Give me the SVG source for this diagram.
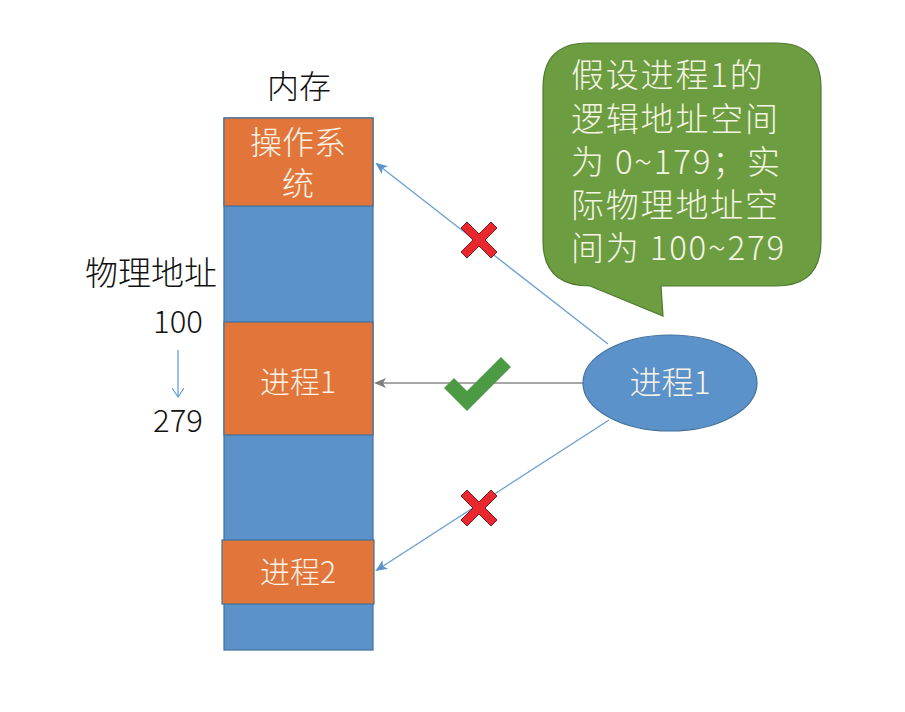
<svg xmlns="http://www.w3.org/2000/svg" width="905" height="712" viewBox="0 0 905 712">
<defs>
<style>
.t{font-family:"Noto Sans CJK SC","Liberation Sans",sans-serif;font-weight:300;}
.w{fill:#fbf3e8;}
.k{fill:#111;}
.org{fill:#E2763A;stroke:#41719C;stroke-width:1.2;}
.blu{fill:#5A92C9;stroke:#41719C;stroke-width:1.2;}
.ln{stroke:#6A9FD2;stroke-width:1.3;fill:none;}
.ln2{stroke:#8a8a8a;stroke-width:1.3;fill:none;}
.x{fill:#E8282E;stroke:#7a1a1a;stroke-width:1;}
</style>
<marker id="ab" markerWidth="12" markerHeight="10" refX="10" refY="5" orient="auto" markerUnits="userSpaceOnUse">
<path d="M0,0 L12,5 L0,10 L3,5 Z" fill="#5A92C9"/>
</marker>
<marker id="ag" markerWidth="12" markerHeight="10" refX="10" refY="5" orient="auto" markerUnits="userSpaceOnUse">
<path d="M0,0 L12,5 L0,10 L3,5 Z" fill="#7f7f7f"/>
</marker>
<marker id="as" markerWidth="10" markerHeight="12" refX="9" refY="6" orient="auto" markerUnits="userSpaceOnUse">
<path d="M0,0 L9,6 L0,12" fill="none" stroke="#6A9FD2" stroke-width="1.2"/>
</marker>
</defs>
<rect width="905" height="712" fill="#ffffff"/>

<g id="memory">
<text class="t k" x="299" y="98" font-size="32" text-anchor="middle">内存</text>
<rect class="blu" x="224" y="118" width="149" height="532"/>
<rect class="org" x="224" y="118" width="149" height="88"/>
<text class="t w" x="298" y="154" font-size="32" text-anchor="middle">操作系</text>
<text class="t w" x="298" y="195" font-size="32" text-anchor="middle">统</text>
</g>
<g id="proc1mem">
<rect class="org" x="224" y="322" width="149" height="113"/>
<text class="t w" x="298" y="393" font-size="30" text-anchor="middle">进程1</text>
</g>
<g id="proc2mem">
<rect class="org" x="222" y="540" width="152" height="64"/>
<text class="t w" x="298" y="583" font-size="30" text-anchor="middle">进程2</text>
</g>

<g id="phys">
<text class="t k" x="151" y="285" font-size="33" text-anchor="middle">物理地址</text>
<text class="t k" x="178" y="333" font-size="31" text-anchor="middle">100</text>
<line class="ln" x1="178" y1="350" x2="178" y2="397" marker-end="url(#as)"/>
<text class="t k" x="178" y="432" font-size="31" text-anchor="middle">279</text>
</g>

<g id="connectors">
<line class="ln" x1="608" y1="344" x2="377" y2="164" marker-end="url(#ab)"/>
<line class="ln2" x1="583" y1="383" x2="376" y2="383" marker-end="url(#ag)"/>
<line class="ln" x1="609" y1="420" x2="377" y2="570" marker-end="url(#ab)"/>
</g>

<g id="proc1">
<ellipse cx="670" cy="383" rx="87" ry="48" fill="#5A92C9" stroke="#41719C" stroke-width="1.2"/>
<text class="t w" x="670" y="394" font-size="32" text-anchor="middle">进程1</text>
</g>

<g id="callout">
<path d="M588,43 L776,43 Q821,43 821,88 L821,241 Q821,286 776,286 L661,286 L663,316 L590,286 Q543,286 543,241 L543,88 Q543,43 588,43 Z" fill="#6C9D40" stroke="#4E7A2E" stroke-width="1.2"/>
<g class="t" fill="#f4f4e4" font-size="33" letter-spacing="1.8">
<text x="571" y="87">假设进程1的</text>
<text x="571" y="131">逻辑地址空间</text>
<text x="571" y="174">为 0~179；实</text>
<text x="571" y="217">际物理地址空</text>
<text x="571" y="260">间为 100~279</text>
</g>
</g>

<g id="marks">
<path class="x" transform="translate(479,240)" d="M-12,-18 L0,-6 L12,-18 L18,-12 L6,0 L18,12 L12,18 L0,6 L-12,18 L-18,12 L-6,0 L-18,-12 Z"/>
<path class="x" transform="translate(479,508)" d="M-12,-18 L0,-6 L12,-18 L18,-12 L6,0 L18,12 L12,18 L0,6 L-12,18 L-18,12 L-6,0 L-18,-12 Z"/>
<path d="M444,388 L454,378 L467,391 L501,357 L511,367 L467,411 Z" fill="#4C9A44"/>
</g>
</svg>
====
→ **Task objective**: From the material above, copy everything exactly but the pictures.

→ **Final result**:
Give me the SVG source for this diagram.
<svg xmlns="http://www.w3.org/2000/svg" width="905" height="712" viewBox="0 0 905 712">
<defs>
<style>
.t{font-family:"Noto Sans CJK SC","Liberation Sans",sans-serif;font-weight:300;}
.w{fill:#fbf3e8;}
.k{fill:#111;}
.org{fill:#E2763A;stroke:#41719C;stroke-width:1.2;}
.blu{fill:#5A92C9;stroke:#41719C;stroke-width:1.2;}
.ln{stroke:#6A9FD2;stroke-width:1.3;fill:none;}
.ln2{stroke:#8a8a8a;stroke-width:1.3;fill:none;}
.x{fill:#E8282E;stroke:#7a1a1a;stroke-width:1;}
</style>
<marker id="ab" markerWidth="12" markerHeight="10" refX="10" refY="5" orient="auto" markerUnits="userSpaceOnUse">
<path d="M0,0 L12,5 L0,10 L3,5 Z" fill="#5A92C9"/>
</marker>
<marker id="ag" markerWidth="12" markerHeight="10" refX="10" refY="5" orient="auto" markerUnits="userSpaceOnUse">
<path d="M0,0 L12,5 L0,10 L3,5 Z" fill="#7f7f7f"/>
</marker>
<marker id="as" markerWidth="10" markerHeight="12" refX="9" refY="6" orient="auto" markerUnits="userSpaceOnUse">
<path d="M0,0 L9,6 L0,12" fill="none" stroke="#6A9FD2" stroke-width="1.2"/>
</marker>
</defs>
<rect width="905" height="712" fill="#ffffff"/>

<g id="memory">
<text class="t k" x="299" y="98" font-size="32" text-anchor="middle">内存</text>
<rect class="blu" x="224" y="118" width="149" height="532"/>
<rect class="org" x="224" y="118" width="149" height="88"/>
<text class="t w" x="298" y="154" font-size="32" text-anchor="middle">操作系</text>
<text class="t w" x="298" y="195" font-size="32" text-anchor="middle">统</text>
</g>
<g id="proc1mem">
<rect class="org" x="224" y="322" width="149" height="113"/>
<text class="t w" x="298" y="393" font-size="30" text-anchor="middle">进程1</text>
</g>
<g id="proc2mem">
<rect class="org" x="222" y="540" width="152" height="64"/>
<text class="t w" x="298" y="583" font-size="30" text-anchor="middle">进程2</text>
</g>

<g id="phys">
<text class="t k" x="151" y="285" font-size="33" text-anchor="middle">物理地址</text>
<text class="t k" x="178" y="333" font-size="31" text-anchor="middle">100</text>
<line class="ln" x1="178" y1="350" x2="178" y2="397" marker-end="url(#as)"/>
<text class="t k" x="178" y="432" font-size="31" text-anchor="middle">279</text>
</g>

<g id="connectors">
<line class="ln" x1="608" y1="344" x2="377" y2="164" marker-end="url(#ab)"/>
<line class="ln2" x1="583" y1="383" x2="376" y2="383" marker-end="url(#ag)"/>
<line class="ln" x1="609" y1="420" x2="377" y2="570" marker-end="url(#ab)"/>
</g>

<g id="proc1">
<ellipse cx="670" cy="383" rx="87" ry="48" fill="#5A92C9" stroke="#41719C" stroke-width="1.2"/>
<text class="t w" x="670" y="394" font-size="32" text-anchor="middle">进程1</text>
</g>

<g id="callout">
<path d="M588,43 L776,43 Q821,43 821,88 L821,241 Q821,286 776,286 L661,286 L663,316 L590,286 Q543,286 543,241 L543,88 Q543,43 588,43 Z" fill="#6C9D40" stroke="#4E7A2E" stroke-width="1.2"/>
<g class="t" fill="#f4f4e4" font-size="33" letter-spacing="1.8">
<text x="571" y="87">假设进程1的</text>
<text x="571" y="131">逻辑地址空间</text>
<text x="571" y="174">为 0~179；实</text>
<text x="571" y="217">际物理地址空</text>
<text x="571" y="260">间为 100~279</text>
</g>
</g>

<g id="marks">
<path class="x" transform="translate(479,240)" d="M-12,-18 L0,-6 L12,-18 L18,-12 L6,0 L18,12 L12,18 L0,6 L-12,18 L-18,12 L-6,0 L-18,-12 Z"/>
<path class="x" transform="translate(479,508)" d="M-12,-18 L0,-6 L12,-18 L18,-12 L6,0 L18,12 L12,18 L0,6 L-12,18 L-18,12 L-6,0 L-18,-12 Z"/>
<path d="M444,388 L454,378 L467,391 L501,357 L511,367 L467,411 Z" fill="#4C9A44"/>
</g>
</svg>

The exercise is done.